Theatralische Wucht:  Within Temptation und Apocalyptica

Auf der anderen Seite des Spektrums setzen Within Temptation und Apocalyptica auf theatralische Wucht: sinfonischer Bombast, Lichtinszenierung, Gänsehautpassagen. Wenn Celli auf Metal-Riffs treffen, wird aus Wacken ein Opernhaus des Lärms. Die Nacht senkt sich, der Himmel bleibt geschlossen, doch der Boden leuchtet in LED und Feuerfontänen.

Ein Höhepunkt für viele: das düstere Mystikgewitter von Dimmu Borgir. Ihre schwarze Liturgie auf großer Bühne, unterlegt mit symphonischen Arrangements, gerät zur finsteren Messe – Schwarzmetal als Ritual, als Inszenierung, als apokalyptisches Theater.

Lost Society beim Wacken Open Air FOTO: WOA Festival GmbH

Wacken wäre nicht Wacken ohne die Vielfalt jenseits der Hauptbühnen: Michael Schenker spielt ein Set aus seiner UFO-Ära, Lita Ford erinnert an Glam und Grunge gleichermaßen, Clawfinger lassen den Crossover der 90er wiederauferstehen. Im Wackinger Village herrschen Markt, Met und Mummenschanz; im Wasteland lodern Flammenwerfer, während Endzeit-Figuren zu Industrial-Klängen tanzen.

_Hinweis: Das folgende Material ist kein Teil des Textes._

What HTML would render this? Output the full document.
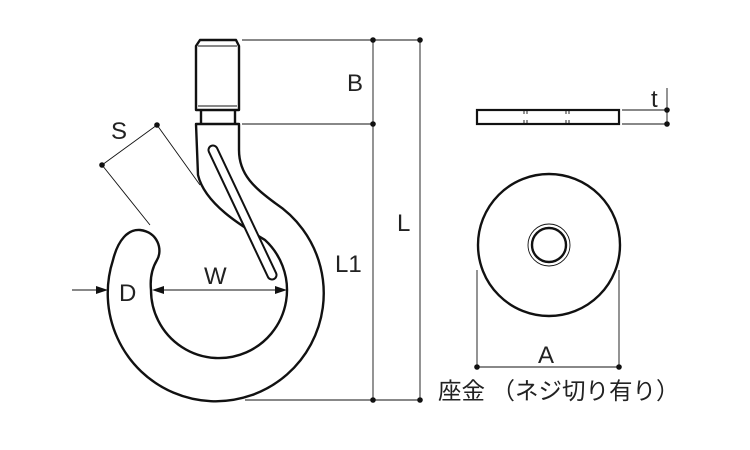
<!DOCTYPE html>
<html><head><meta charset="utf-8"><style>body{margin:0;background:#fff}svg{display:block}</style></head><body>
<svg width="750" height="450" viewBox="0 0 750 450" xmlns="http://www.w3.org/2000/svg" font-family="Liberation Sans, Noto Sans CJK JP, sans-serif">
<rect width="750" height="450" fill="#fff"/>
<g fill="none" stroke="#111" stroke-width="2.4" stroke-linejoin="round">
<path d="M200,40 L236,40 L239,46 L239,110 L196,110 L196,46 Z"/>
<path d="M201,110 L201,124 M235,110 L235,124"/>
<path d="M196,124 L239,124 L239,150 C239,175 255,188 275,203 A108,108 0 1 1 113,260 C118,240 128,229 140,230 C158,232 163,250 157,260 C151,270 150,280 151,290 A68,68 0 1 0 265,240 C245,228 205,205 198,175 Z"/>
<path d="M213,150 L272,275" stroke-width="11" stroke-linecap="round"/>
</g>
<path d="M213,150 L272,275" stroke="#fff" stroke-width="7" stroke-linecap="round"/>
<g stroke="#111" stroke-width="0.9" fill="none">
<path d="M198,46 L237,46 M198,106 L237,106"/>
<path d="M242,40 L420,40 M242,124 L373,124 M245,400 L420,400 M373,40 L373,400 M420,40 L420,400"/>
<path d="M102,165 L157,125 M157,125 L200,185 M102,165 L150,225"/>
<path d="M156,290 L283,290 M72,290 L104,290"/>
<path d="M622,110 L667,110 M622,124 L667,124 M667,88 L667,124"/>
<path d="M477,270 L477,367 M619,270 L619,367 M477,367 L619,367"/>
<path d="M524,111 V114 M527,111 V114 M524,120 V123 M527,120 V123 M566,111 V114 M569,111 V114 M566,120 V123 M569,120 V123"/>
</g>
<g fill="#111">
<circle cx="373" cy="40" r="2.8"/><circle cx="420" cy="40" r="2.8"/><circle cx="373" cy="124" r="2.8"/>
<circle cx="373" cy="400" r="2.8"/><circle cx="420" cy="400" r="2.8"/>
<circle cx="102" cy="165" r="2.8"/><circle cx="157" cy="125" r="2.8"/>
<circle cx="667" cy="110" r="2.8"/><circle cx="667" cy="124" r="2.8"/>
<circle cx="477" cy="367" r="2.8"/><circle cx="619" cy="367" r="2.8"/>
<path d="M152,290 L164,286 L164,294 Z"/><path d="M287,290 L275,286 L275,294 Z"/><path d="M108,290 L96,286 L96,294 Z"/>
</g>
<rect x="477" y="110" width="142" height="14" fill="none" stroke="#111" stroke-width="2.2"/>
<circle cx="549" cy="245" r="71" fill="none" stroke="#111" stroke-width="2.4"/>
<circle cx="549" cy="245" r="21" fill="none" stroke="#111" stroke-width="0.9"/>
<circle cx="549" cy="245" r="17" fill="none" stroke="#111" stroke-width="2.4"/>
<g fill="#222" font-size="24">
<text x="347" y="91">B</text><text x="397" y="231">L</text><text x="335" y="272">L1</text>
<text x="111" y="139">S</text><text x="204" y="284">W</text><text x="119" y="301">D</text>
<text x="651" y="107">t</text><text x="538" y="363">A</text>
<text x="438" y="399" font-size="23.5">座金 （ネジ切り有り）</text>
</g>
</svg>
</body></html>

Der Schlamm klebt an Stiefeln, Zelten, Seelen. Doch genau das ist Teil der Reinigung. Wacken ist ein Ort, an dem das Laute zum Innersten spricht – über Genrengrenzen hinweg. Ob Black Metal, Mittelalter-Rock oder Crossover: Es geht nicht nur um Musik, es geht um ein Gefühl von Zugehörigkeit. Und darum, sich selbst im Getöse wiederzufinden.

Der erste Tag des Wacken Open Air 2025 hat gezeigt: Der Regen ist kein Gegner, sondern Kulisse. Und der Schlamm – so paradox es klingt – ist das Fundament dieses Ausnahmezustands. Wacken lebt. Im Matsch, im Lärm, in der Liebe zum Laster.